A pesar de la clara conciencia que tiene esta escritora de que la poesía resulta ser un arma frágil, de que la palabra no basta muchas veces para calmar la sed o el grito:

 

“para qué tantas palabras

y no poder hacer de esta rabia

un olvidado paisaje.”

 

en cada verso se va afirmando una de las características principales de su escritura: el empeño de dar carne de palabra a las imágenes en vez de limitarse a manejar unas cuantas metáforas brillantes o hacer acopio de juegos de estilo.
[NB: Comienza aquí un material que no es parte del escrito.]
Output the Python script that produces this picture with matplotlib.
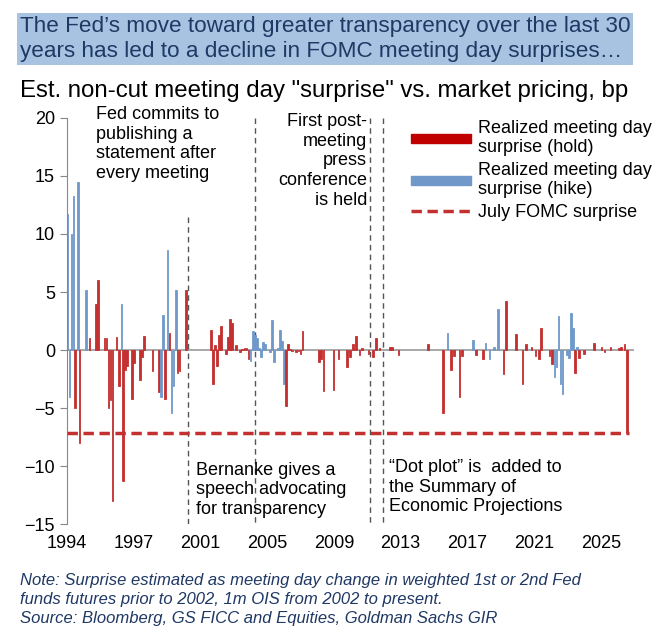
import numpy as np
import matplotlib.pyplot as plt
from matplotlib.patches import Patch
from matplotlib.lines import Line2D

plt.rcParams['font.family'] = ['Liberation Sans', 'DejaVu Sans']

# meeting position (years since start of 1994), surprise in bp, h = hike meeting
t_pos = [0.04, 0.16, 0.28, 0.4, 0.5, 0.66, 0.76, 1.16, 1.36, 1.74, 1.88, 2.26, 2.38, 2.5, 2.62, 2.74,
         2.98, 3.12, 3.28, 3.38, 3.5, 3.62, 3.9, 4.02, 4.38, 4.5, 4.62, 5.14, 5.52, 5.66, 5.78, 5.88,
         6.04, 6.16, 6.28, 6.4, 6.54, 6.64, 6.76, 7.14, 8.62, 8.74, 8.88, 9.0, 9.12, 9.24, 9.52, 9.64,
         9.76, 9.88, 10.12, 10.38, 10.5, 10.64, 10.76, 10.88, 11.0, 11.14, 11.26, 11.38, 11.5, 11.64,
         11.76, 11.88, 12.16, 12.28, 12.4, 12.64, 12.76, 12.88, 13.0, 13.12, 13.26, 13.38, 13.5, 13.74,
         13.88, 14.0, 14.12, 15.12, 15.24, 15.38,
         15.98, 16.28, 16.78, 16.98, 17.14, 17.34, 17.54, 17.68, 18.08, 18.34, 18.54, 18.74, 19.38,
         19.48, 19.88, 21.64, 22.54, 22.82, 23.02, 23.22, 23.54, 23.68, 24.32, 24.52, 24.92, 25.08,
         25.32, 25.58, 25.82, 26.16, 26.3, 26.92, 27.3, 27.52, 27.84, 28.08, 28.3, 28.42, 28.92, 29.06,
         29.22, 29.34, 29.46, 29.58, 29.7, 29.96, 30.1, 30.22, 30.34, 30.46, 30.58, 30.7, 30.98, 31.58,
         32.04, 32.22, 32.58, 33.1, 33.22, 33.42, 33.56]
surprise = [11.7, -4, 10, 13.3, -5, 14.5, -8, 5.2, 1, 4, 6, 1, 1, -5, -4.3, -13,
            1.1, -3.1, 4, -11.3, -1.7, -1.4, -4.2, -1.1, -2.6, -0.6, 1.2, -1.8, -3.6, -4, 3, -4.2,
            8.6, 1.5, -5.4, -3.1, 5.2, -2, -1.8, 5.2, 1.7, -2.9, 0.4, -1.4, 1.3, 2.1, -0.3, 1.1,
            2.7, 2.3, 0.4, -0.2, 0.1, 0.2, 0.2, -0.8, -0.9, 1.6, 1.3, 1, 0.2, -0.6,
            0.7, 0.5, -0.2, 2.6, -1, 0.2, 1.7, 0.8, -2.9, -4.8, 0.5, 0.1, -0.1, -0.2,
            -0.1, -0.3, 1.6, -1, -0.8, -3.5,
            -3.4, -0.8, -1.5, -0.6, 0.5, 1.2, -0.4, 0.2, -0.3, -0.6, 1, 0.2, 0.3,
            0.3, -0.4, 0.5, -5.4, 1.5, -1.7, -0.5, -4, -0.5, 0.9, -0.4, -0.8, 0.6,
            -0.8, 0.3, 3.5, -2.1, 4.2, 1.4, -2.9, 0.5, 0.3, -0.5, -0.8, 1.9, -0.5, -1.2,
            -2.3, -1.5, 2.9, -2.9, -3.8, -0.4, -0.7, 3.2, 1.9, -2, 0.3, -0.7, -0.3, 0.6,
            0.3, -0.2, 0.3, 0.2, 0.3, 0.5, -7.1]
hike = ['b', 'b', 'b', 'b', 'r', 'b', 'r', 'b', 'r', 'r', 'r', 'r', 'r', 'r', 'r', 'r',
        'r', 'r', 'b', 'r', 'r', 'r', 'r', 'r', 'r', 'r', 'r', 'r', 'r', 'b', 'b', 'r',
        'b', 'r', 'b', 'b', 'b', 'r', 'r', 'r', 'r', 'r', 'r', 'r', 'r', 'r', 'r', 'r',
        'r', 'r', 'r', 'r', 'r', 'r', 'r', 'r', 'b', 'b', 'b', 'b', 'b', 'b',
        'b', 'b', 'b', 'b', 'b', 'b', 'b', 'b', 'b', 'r', 'r', 'r', 'r', 'r',
        'r', 'r', 'r', 'r', 'r', 'r',
        'r', 'r', 'r', 'r', 'r', 'r', 'r', 'r', 'r', 'r', 'r', 'r', 'r',
        'r', 'r', 'r', 'r', 'b', 'r', 'r', 'r', 'r', 'b', 'r', 'r', 'b',
        'b', 'b', 'b', 'r', 'r', 'r', 'r', 'r', 'r', 'r', 'r', 'r', 'r', 'r',
        'b', 'b', 'b', 'b', 'b', 'b', 'b', 'b', 'b', 'r', 'b', 'r', 'r', 'r',
        'r', 'r', 'r', 'r', 'r', 'r', 'r']
july_surprise = -7.1
event_lines = [7.28, 11.28, 18.18, 18.92]
year_labels = ['1994', '1997', '2001', '2005', '2009', '2013', '2017', '2021', '2025']

RED = '#C4302F'
BLUE = '#7099CA'
NAVY = '#1F3864'

fig = plt.figure(figsize=(6.62, 6.37), dpi=100)
ax = fig.add_axes([0.101, 0.177, 0.857, 0.638])

cols = [BLUE if h == 'b' else RED for h in hike]
ax.bar(t_pos, surprise, width=0.1, color=cols, edgecolor=cols, linewidth=0.6, zorder=2)
ax.axhline(0, color='#999999', lw=1.2, zorder=1)
ax.plot([0, t_pos[-1] + 0.1], [july_surprise] * 2, color=RED, lw=2.5, ls=(0, (3, 1.6)), zorder=3)

ax.plot([event_lines[0]] * 2, [11.5, -15], color='#555555', lw=1, ls=(0, (4, 3)), zorder=1)
for x in event_lines[1:]:
    ax.plot([x, x], [20, -15], color='#555555', lw=1, ls=(0, (4, 3)), zorder=1)

ax.set_xlim(0, 34)
ax.set_ylim(-15, 20)
ax.set_yticks(range(-15, 21, 5))
ax.set_xticks(np.arange(0, 33, 4))
ax.set_xticklabels(year_labels)
ax.tick_params(axis='x', length=0, labelsize=13, pad=8)
ax.tick_params(axis='y', labelsize=13, direction='out', length=5, color='#888888')
for s in ['top', 'right', 'bottom']:
    ax.spines[s].set_visible(False)
ax.spines['left'].set_color('#888888')

fs = 13
ls_ = 1.2
ax.text(1.75, 21.0, 'Fed commits to\npublishing a\nstatement after\nevery meeting', fontsize=fs, va='top', linespacing=ls_)
ax.text(18.0, 20.4, 'First post-\nmeeting\npress\nconference\nis held', fontsize=fs, va='top', ha='right', linespacing=ls_)
ax.text(7.75, -9.6, 'Bernanke gives a\nspeech advocating\nfor transparency', fontsize=fs, va='top', linespacing=ls_)
ax.text(19.3, -9.4, '\u201cDot plot\u201d is  added to\nthe Summary of\nEconomic Projections', fontsize=fs, va='top', linespacing=ls_)

handles = [Patch(color='#C00000'), Patch(color=BLUE),
           Line2D([], [], color=RED, lw=2.5, ls=(0, (3, 1.6)))]
labels = ['Realized meeting day\nsurprise (hold)', 'Realized meeting day\nsurprise (hike)', 'July FOMC surprise']
ax.legend(handles, labels, loc='upper right', bbox_to_anchor=(1.06, 1.035), frameon=False,
          fontsize=fs, handlelength=3.3, handleheight=0.4, labelspacing=0.3, handletextpad=0.4)

fig.text(0.03, 0.975, 'The Fed\u2019s move toward greater transparency over the last 30\nyears has led to a decline in FOMC meeting day surprises\u2026',
         fontsize=16.2, color=NAVY, va='top', linespacing=1.25,
         bbox=dict(facecolor='#A7C3E1', edgecolor='none', pad=2))
fig.text(0.03, 0.875, 'Est. non-cut meeting day "surprise" vs. market pricing, bp', fontsize=17.3, va='top')
fig.text(0.03, 0.1, 'Note: Surprise estimated as meeting day change in weighted 1st or 2nd Fed\nfunds futures prior to 2002, 1m OIS from 2002 to present.\nSource: Bloomberg, GS FICC and Equities, Goldman Sachs GIR',
         fontsize=12, color=NAVY, style='italic', va='top', linespacing=1.3)

fig.savefig('out.png', dpi=100)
En su voz es la palabra sola, construyéndose a sí misma, colocada en el lugar preciso, sobre el engaste justo que ofrecía el muro del poema, lo que nos sorprende, nos golpea, nos descubre las grietas de lenguaje y mundo.

 

De este modo, en la tercera sección del libro, tensa la cuerda que ata ese Yo-laberinto (revisitado en los poemas anteriores) pero lo hace con el cuidado de tomar solo la distancia necesaria para que siga vibrando y recogiendo en el hilo de los versos sospechas, notas, señales de esa multitud (el otro, los otros, nosotros al cabo…) con la que comparte las orillas de sus contradicciones, la herida de la incertidumbre, la paradoja de estar viva, la residencia en un tiempo sin sueño:

 

“Temo no dormir tampoco en ese sueño eterno

y que hasta allí nos siga la desesperación de los relojes”

 

incluso el aliento de ese león sonámbulo (la muerte) que caza siempre a nuestra espalda.

 

Estos son los minutos de un ahora que comparte, en este libro, con cada uno de los lectores, con nuestra multitud a la que le une, irrevocablemente, palabra y travesía:

 

“Hemos viajado 

y el tiempo no nos dejó ir a ninguna parte,

no conoce la multitud de los minutos.

Sin embargo,

persiste aún el movimiento de las olas,

la barca,

la tan humana creencia en que hacemos este viaje.”

 

Y es justo a través de esta jornada humana, cuando al alzar nuestra mirada de las páginas del libro, descubrimos que hemos llegado a otro puerto, otro paisaje: en él Andrea Cote coloca las redes del poema para que, al dejar correr desbordado el río de lo que ha calcinado el tiempo, solo queden atrapados en nuestros ojos los fragmentos, quebrados pero limpios, del hueso de palabra y vida, para que podamos, sobre el humus de cenizas que es tantas veces la memoria, prender las raíces pequeñas y vibrantes de una palabra nueva.